新罗被称为“东国”,是以中国为中心形成的概念,这与唐代中国是东亚世界的中心是一致的。“东国”只是按照地理位置对朝鲜半岛国家的代称,并不是对新罗政权的实称。但高丽、朝鲜自称“东国”,既是对以中国为中心的东亚秩序的承认,也把“东国”由虚称变为实称。

“东国”成为朝鲜半岛国家的代称,但在同一时期朝鲜半岛的文献中,“西国”指的并不是朝鲜半岛之西的中国,而是佛教诞生之地天竺。

日本推古天皇时期,百济观勒僧上书天皇:“夫佛法自西国至于汉经三百岁,乃传之至于百济国而仅一百年矣。然我王闻日本天皇之贤哲,而贡上佛像及内典,未满百岁。”[88]在百济僧人看来,佛教从“西国”天竺传到中国,之后经中国传至百济,再经百济传至日本。

据《三国史记·新罗文武王纪》,文武王死后,“便于库门外庭,依西国之式,以火烧葬”[89]。火葬不是古代中国的固有风俗,唐义林和尚为其师基洪道迁葬时,“得全躯依西国法焚而瘗之”[90]。
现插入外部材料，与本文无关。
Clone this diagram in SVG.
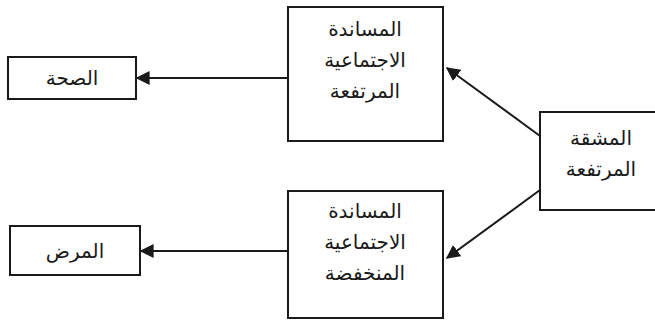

据《大唐西域记》,印度“送终殡葬,其仪有三:一曰火葬,积薪焚燎;二曰水葬,沉水漂散;三曰野葬,弃林饲兽”[91],可见火葬之法是“西国”印度的风俗,“西国”指的并不是中国,而是印度。

在日本僧人看来,“西国”指的也是天竺。圆仁在《入唐求法巡礼行记》中多次提到“西国”,开成五年(841)五月圆仁见到的佛顶骨是“西国僧贞观年中将来者也”;在提到香山时,圆仁称“昔天竺僧来,见此三峰,乃云:‘我在西国,久住香山’”[92]会昌五年(846)三月,“西国北天竺三藏难陀,在大兴善寺;南天竺三藏宝月兼弟子四人,于中天成业,并解持念大法、律行精细、博解经论,在青龙寺。”[93]此处的“西国”更是直接指向了“天竺”。

从“唐国”和“东国”“西国”的指向和位置关系来看,虽然并未明确地以“唐国”为中心,但“西国”“东国”都是从“唐国”出发观察西部和东部世界形成的概念,“唐国”是这一世界认知体系事实上的中心。唐代中国是当时世界上非常强大的国家之一,也是东方世界政治、经济、文化中心,随着包括中国化佛教在内的中国文化向朝鲜半岛持续输出,新罗对唐的认知也更为全面和深入,“东国”的向东转移并成为朝鲜半岛国家的自称,说明新罗、高丽等对中国在东方世界的中心地位有一种心理上的接受和认可。